Six degrees of friendliness
The crux of the difference between the two groups – and candidates Gregoire and Rossi – is the health of the business climate. Answers to that depend on who you ask.
Rossi supporters cite studies that conclude Washington’s business climate is unfriendly, based on the state’s high minimum wage and unemployment benefits, rising costs of workers’ compensation, time-consuming land use review processes, and an unemployment rate higher than the national average.
The Washington Alliance for a Competitive Economy used those factors primarily to conclude that this state, in terms of the cost of doing business, is the eighth most expensive in the country. Hawaii is the most expensive in the report, prepared by the Washington Research Council, a private, nonprofit think tank that has studied the operation of state government since 1932.
Gregoire supporters contend that the state is emerging from the recession. Unemployment in September dropped to a level just above the national average. They note that 20,500 people found work in nonfarm jobs, most of them landing in government- and education-related work. They say the minimum wage reduces the reliance of those workers on government aid.
In addition, they point to this month’s Tax Foundation study that concluded Washington has the ninth most business-friendly tax system in the country. The report said the state’s lack of personal income and corporate taxes offsets the drain of the business and occupation tax.
The Tax Foundation is a Washington, D.C.-based nonpartisan nonprofit that has monitored fiscal policy since 1937.
What the candidates say
Rossi intends to redraw the economic landscape with two major pen strokes. One will appoint new directors to several departments, including Labor and Industries and the Department of Ecology.

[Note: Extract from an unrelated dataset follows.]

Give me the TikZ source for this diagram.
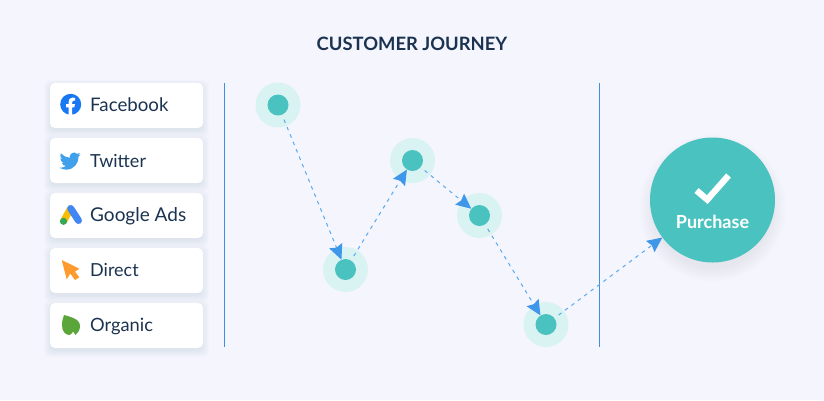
\documentclass[tikz,border=0pt]{standalone}
\usepackage{fontspec}
\setmainfont{Lato}
\usetikzlibrary{arrows.meta,svg.path}
\definecolor{bgc}{HTML}{F4F5FD}
\definecolor{teal}{HTML}{4AC3C0}
\definecolor{halo}{HTML}{D9F3F3}
\definecolor{ink}{HTML}{1B3350}
\definecolor{rule}{HTML}{3F8FE0}
\definecolor{arrowc}{HTML}{3F97EA}
\definecolor{dashc}{HTML}{5AA9EE}
\definecolor{shadowc}{HTML}{3A4A80}
\tikzset{
  card/.style={rectangle,rounded corners=5pt,fill=white,minimum width=153pt,minimum height=45pt,inner sep=0pt},
  cardtext/.style={anchor=base west,inner sep=0pt,text=ink,font=\fontsize{18}{20}\selectfont},
  haloc/.style={circle,fill=halo,minimum size=45pt,inner sep=0pt},
  dot/.style={circle,fill=teal,minimum size=21pt,inner sep=0pt},
  goal/.style={circle,fill=teal,minimum size=125pt,inner sep=0pt},
  journey/.style={draw=dashc,line width=1pt,dash pattern=on 3.6pt off 4.4pt,shorten <=5pt,
    -{Stealth[length=15pt,width=14pt,inset=2pt,color=arrowc,sep=0pt]}},
  divider/.style={draw=rule,line width=.8pt}
}
\newcommand{\cardshadow}[1]{%
  \foreach \g in {8,7,...,0}{%
    \fill[shadowc,opacity=.012,rounded corners=6pt]
      (52-\g,#1+5-\g) rectangle (201+\g,#1+45+1+\g);}}
\begin{document}
\begin{tikzpicture}[x=1pt,y=-1pt]
\useasboundingbox (0,0) rectangle (824,400);
\fill[bgc] (0,0) rectangle (824,400);

\node[anchor=base,inner sep=0pt,text=ink,font=\fontsize{18.4}{20}\selectfont\bfseries] (title) at (412,50.5) {CUSTOMER JOURNEY};

% cards
\cardshadow{83}\cardshadow{138}\cardshadow{193}\cardshadow{248}\cardshadow{303}
\node[card] (c1) at (126.5,105.5) {};
\node[card] (c2) at (126.5,160.5) {};
\node[card] (c3) at (126.5,215.5) {};
\node[card] (c4) at (126.5,270.5) {};
\node[card] (c5) at (126.5,325.5) {};
\node[cardtext,font=\fontsize{18.7}{20}\selectfont] (t1) at (90,111) {Facebook};
\node[cardtext] (t2) at (90,167) {Twitter};
\node[cardtext,font=\fontsize{19}{20}\selectfont] (t3) at (90,221.5) {Google Ads};
\node[cardtext] (t4) at (90,276) {Direct};
\node[cardtext,font=\fontsize{18.3}{20}\selectfont] (t5) at (90,331.5) {Organic};

% facebook icon
\fill[fill={rgb,255:red,24;green,119;blue,242}] (70.7,104.3) circle (10.5);
\fill[white] (68.6,114.8) -- (68.6,107.3) -- (66,107.3) -- (66,104.2) -- (68.6,104.2) -- (68.6,101.8)
  .. controls (68.6,99) and (70.2,97.6) .. (72.6,97.6) -- (75,97.9) -- (75,100.5) -- (73.6,100.5)
  .. controls (72.4,100.5) and (72,101.2) .. (72,102) -- (72,104.2) -- (74.9,104.2) -- (74.4,107.3) -- (72,107.3) -- (72,114.8) -- cycle;

% twitter icon
\begin{scope}[shift={(59.5,150.5)},xscale=.88,yscale=-.88]
\fill[fill={rgb,255:red,65;green,160;blue,235}] svg "M 23.953 4.57 C 23.05 4.97 22.1 5.22 21.128 5.345 C 22.14 4.74 22.92 3.78 23.291 2.622 C 22.34 3.177 21.286 3.581 20.164 3.806 C 18.3 1.82 15.2 1.72 13.2 3.6 C 11.9 4.8 11.4 6.6 11.78 8.288 C 7.69 8.095 4.067 6.13 1.64 3.162 C 1.2 3.9 .974 4.76 .974 5.637 C .974 7.347 1.844 8.85 3.162 9.733 C 2.38 9.71 1.62 9.5 .934 9.117 L .934 9.177 C .934 11.52 2.6 13.53 4.88 14 C 4.16 14.2 3.41 14.23 2.668 14.09 C 3.3 16.1 5.16 17.46 7.272 17.5 C 5.53 18.87 3.38 19.61 1.17 19.605 C .78 19.605 .391 19.582 0 19.538 C 2.26 20.98 4.88 21.75 7.557 21.747 C 16.61 21.747 21.555 14.25 21.555 7.762 C 21.555 7.552 21.555 7.342 21.54 7.132 C 22.5 6.44 23.33 5.58 24 4.59 Z";
\end{scope}

% google ads icon
\draw[line width=7pt,line cap=round,color={rgb,255:red,251;green,188;blue,4}] (70,209.5) -- (64,220.5);
\draw[line width=7pt,line cap=round,color={rgb,255:red,66;green,133;blue,244}] (70.7,208.5) -- (78.5,220.5);
\fill[fill={rgb,255:red,52;green,168;blue,83}] (63.5,221.3) circle (3.6);

% direct icon
\fill[fill={rgb,255:red,255;green,154;blue,46}] (61.7,260) -- (79.3,268.7) -- (75,271.7) -- (79.3,277.3) -- (75,280) -- (70.3,273.5) -- (66.7,279.3) -- cycle;

% organic icon
\fill[fill={rgb,255:red,91;green,166;blue,59}] (64,315) .. controls (71,317) and (80,319) .. (80,326)
  .. controls (80,330) and (78,333) .. (75.5,335) -- (73.3,331.5)
  .. controls (72,333) and (71,334.5) .. (69.5,335)
  .. controls (65,335) and (62,331) .. (62,325) .. controls (62,321) and (63,318) .. (64,315) -- cycle;

% dividers
\coordinate (d1a) at (224.5,83); \coordinate (d1b) at (224.5,347);
\coordinate (d2a) at (599.5,83); \coordinate (d2b) at (599.5,347);
\draw[divider] (d1a) -- (d1b);
\draw[divider] (d2a) -- (d2b);

% purchase
\foreach \g in {14,13,...,0}{\fill[shadowc,opacity=.004] (712.5,208) circle (60+\g);}
\node[goal] (p) at (712.5,200) {};
\node[anchor=base,inner sep=0pt,text=white,font=\fontsize{18}{20}\selectfont\bfseries] (pt) at (712.5,228) {Purchase};
\draw[white,line width=6.3pt,miter limit=10] (696.5,190.5) -- (707.3,199.6) -- (728.5,175.5);

% journey points
\node[haloc] (h1) at (278,105) {};
\node[haloc] (h2) at (345.5,269.5) {};
\node[haloc] (h3) at (412.5,160.5) {};
\node[haloc] (h4) at (479.5,215.5) {};
\node[haloc] (h5) at (546,324.5) {};
\node[dot] (n1) at (278,105) {};
\node[dot] (n2) at (345.5,269.5) {};
\node[dot] (n3) at (412.5,160.5) {};
\node[dot] (n4) at (479.5,215.5) {};
\node[dot] (n5) at (546,324.5) {};
\draw[journey] (n1) -- (n2);
\draw[journey] (n2) -- (n3);
\draw[journey] (n3) -- (n4);
\draw[journey] (n4) -- (n5);
\draw[journey] (n5) -- (p);
\end{tikzpicture}
\end{document}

The other will create a new Governor’s Office of Regulatory Reform to “streamline and reduce the regulations that hurt businesses and job growth.” He aims for a 5 percent reduction the first year.

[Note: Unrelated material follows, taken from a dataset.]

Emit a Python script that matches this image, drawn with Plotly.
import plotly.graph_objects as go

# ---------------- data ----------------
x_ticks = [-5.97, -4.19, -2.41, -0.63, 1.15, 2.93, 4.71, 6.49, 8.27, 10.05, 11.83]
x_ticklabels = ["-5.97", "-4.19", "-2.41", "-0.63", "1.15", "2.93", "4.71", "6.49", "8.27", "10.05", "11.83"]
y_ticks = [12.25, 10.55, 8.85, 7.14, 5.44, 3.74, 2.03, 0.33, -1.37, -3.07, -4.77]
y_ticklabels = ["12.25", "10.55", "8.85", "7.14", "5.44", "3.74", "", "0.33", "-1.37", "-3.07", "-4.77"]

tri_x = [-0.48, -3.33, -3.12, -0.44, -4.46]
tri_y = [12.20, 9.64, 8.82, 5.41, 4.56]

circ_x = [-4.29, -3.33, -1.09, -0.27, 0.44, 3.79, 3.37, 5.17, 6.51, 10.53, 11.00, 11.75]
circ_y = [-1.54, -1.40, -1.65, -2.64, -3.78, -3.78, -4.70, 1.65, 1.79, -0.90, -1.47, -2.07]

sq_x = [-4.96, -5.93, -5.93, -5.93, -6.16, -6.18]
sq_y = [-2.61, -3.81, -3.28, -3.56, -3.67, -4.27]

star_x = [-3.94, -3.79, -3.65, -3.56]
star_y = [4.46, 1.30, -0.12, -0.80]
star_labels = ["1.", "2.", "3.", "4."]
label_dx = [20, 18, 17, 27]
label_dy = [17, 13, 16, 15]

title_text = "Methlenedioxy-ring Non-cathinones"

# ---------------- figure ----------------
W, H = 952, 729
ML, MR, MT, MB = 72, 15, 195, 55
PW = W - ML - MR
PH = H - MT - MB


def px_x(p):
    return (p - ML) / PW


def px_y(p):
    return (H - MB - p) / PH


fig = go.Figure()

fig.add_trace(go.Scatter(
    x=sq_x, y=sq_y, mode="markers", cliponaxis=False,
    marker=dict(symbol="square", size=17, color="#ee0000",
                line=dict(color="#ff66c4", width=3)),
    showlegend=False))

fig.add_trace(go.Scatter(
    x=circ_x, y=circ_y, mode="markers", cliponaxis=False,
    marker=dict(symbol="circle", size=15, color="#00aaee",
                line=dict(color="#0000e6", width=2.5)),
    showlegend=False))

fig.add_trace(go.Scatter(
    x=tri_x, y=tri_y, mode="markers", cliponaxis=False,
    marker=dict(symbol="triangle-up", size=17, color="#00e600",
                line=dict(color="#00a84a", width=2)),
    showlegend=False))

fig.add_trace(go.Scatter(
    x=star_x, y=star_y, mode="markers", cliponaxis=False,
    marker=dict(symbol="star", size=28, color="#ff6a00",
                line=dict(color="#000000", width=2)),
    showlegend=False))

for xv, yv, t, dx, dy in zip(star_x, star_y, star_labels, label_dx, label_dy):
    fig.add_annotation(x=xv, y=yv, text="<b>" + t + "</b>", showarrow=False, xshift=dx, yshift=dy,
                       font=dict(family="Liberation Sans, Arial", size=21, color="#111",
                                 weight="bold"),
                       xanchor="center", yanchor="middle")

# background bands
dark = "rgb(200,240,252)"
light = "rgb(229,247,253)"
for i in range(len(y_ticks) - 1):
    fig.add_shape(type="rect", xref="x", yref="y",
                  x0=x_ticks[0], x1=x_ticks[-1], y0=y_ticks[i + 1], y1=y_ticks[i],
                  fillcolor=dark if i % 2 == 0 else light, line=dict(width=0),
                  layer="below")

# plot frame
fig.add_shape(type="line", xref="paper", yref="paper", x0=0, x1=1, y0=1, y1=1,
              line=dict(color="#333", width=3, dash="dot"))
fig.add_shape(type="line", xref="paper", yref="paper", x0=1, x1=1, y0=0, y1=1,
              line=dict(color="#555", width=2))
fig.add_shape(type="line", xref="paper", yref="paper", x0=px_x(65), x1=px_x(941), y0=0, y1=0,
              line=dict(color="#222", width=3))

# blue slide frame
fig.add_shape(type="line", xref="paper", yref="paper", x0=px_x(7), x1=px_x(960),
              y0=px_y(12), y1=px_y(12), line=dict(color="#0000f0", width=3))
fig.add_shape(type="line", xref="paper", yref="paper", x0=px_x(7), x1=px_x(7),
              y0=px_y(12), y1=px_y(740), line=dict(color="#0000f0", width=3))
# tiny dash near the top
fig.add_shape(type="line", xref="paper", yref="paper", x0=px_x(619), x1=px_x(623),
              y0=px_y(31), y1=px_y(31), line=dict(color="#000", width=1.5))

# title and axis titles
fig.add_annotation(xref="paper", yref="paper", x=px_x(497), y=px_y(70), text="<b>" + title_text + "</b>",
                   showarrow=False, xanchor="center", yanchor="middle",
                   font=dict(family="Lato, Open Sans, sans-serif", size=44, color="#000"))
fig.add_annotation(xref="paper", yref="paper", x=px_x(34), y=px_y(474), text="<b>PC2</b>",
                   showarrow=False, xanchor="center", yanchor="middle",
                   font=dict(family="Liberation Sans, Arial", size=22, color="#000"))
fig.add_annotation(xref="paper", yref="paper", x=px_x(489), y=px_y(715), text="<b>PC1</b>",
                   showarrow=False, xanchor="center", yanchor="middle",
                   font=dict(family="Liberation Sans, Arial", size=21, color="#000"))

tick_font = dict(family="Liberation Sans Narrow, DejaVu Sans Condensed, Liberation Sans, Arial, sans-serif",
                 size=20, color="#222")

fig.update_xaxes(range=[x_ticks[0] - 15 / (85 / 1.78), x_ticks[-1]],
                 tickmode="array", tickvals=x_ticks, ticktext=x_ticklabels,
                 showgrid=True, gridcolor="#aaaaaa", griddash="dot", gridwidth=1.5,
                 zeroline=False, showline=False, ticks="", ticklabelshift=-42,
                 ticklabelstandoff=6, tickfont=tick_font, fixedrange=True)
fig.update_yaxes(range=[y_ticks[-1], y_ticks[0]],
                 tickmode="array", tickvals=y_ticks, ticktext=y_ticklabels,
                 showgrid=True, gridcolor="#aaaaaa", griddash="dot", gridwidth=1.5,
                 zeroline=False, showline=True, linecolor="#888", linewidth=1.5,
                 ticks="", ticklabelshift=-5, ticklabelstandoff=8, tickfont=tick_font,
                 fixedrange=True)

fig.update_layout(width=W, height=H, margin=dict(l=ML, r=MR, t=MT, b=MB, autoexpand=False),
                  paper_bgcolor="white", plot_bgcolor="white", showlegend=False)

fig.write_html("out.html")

McCabe said installing new leadership is much needed, though he’s less enamored with another cabinet office.
“That’s what Mr. Rossi has proposed, so we’ll live with it,” he said. “Every policy that makes government bigger takes away the ability of industry to create jobs. I think he is going to be pleasantly surprised at the impact new blood will create in all of these agencies.

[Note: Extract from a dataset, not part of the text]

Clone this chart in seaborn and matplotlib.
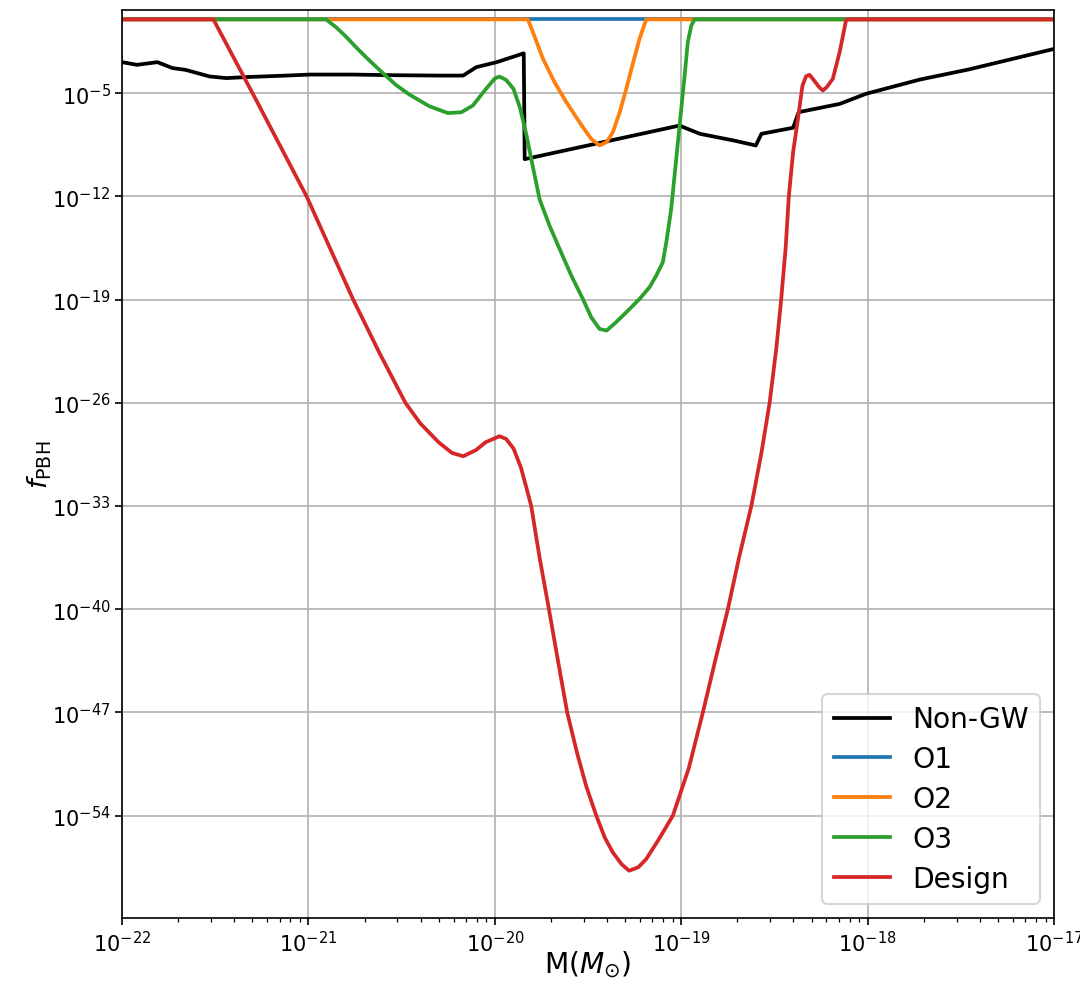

“I mean, if you put somebody who is pro-business in charge at the Department of Ecology, or at least balanced, they by themselves can stop these rules,” he said.
Gregoire’s blueprint centers on investing public money in public and private research and development efforts, with the focus on biotechnology. She would establish a cabinet-level Jobs Council comprised of department directors “to assess the job-creating needs of Washington.”
She has pledged to create 250,000 jobs in her first term, slightly more than what state forecasters have predicted will occur.
Bender knows not all the jobs will be union, but said he’s confident she will push for jobs that offer health care and do not weaken workers’ rights. “We know she won’t agree with us all of the time,” he said. “We’d like to see it. She will be more of a problem solver than an ideologue.”
Campaigning to the end
Since June, throughout the state, union members have been knocking on doors of other union members, plying them with information. It’s called Labor Neighbor.
“We’ve got an army, thousands of volunteers,” Bender said. “The key is getting our people out to vote. You’re not going to see CEOs going door-to-door.”
McCabe’s legion is far less visible. The Building Industry Association of Washington is spending about $650,000 on the campaign; the majority of that was spent in the primary on TV ads attacking Gregoire.
The focus in the campaign’s final days will be to “motivate” members and to “activate their employees” to turn out to vote.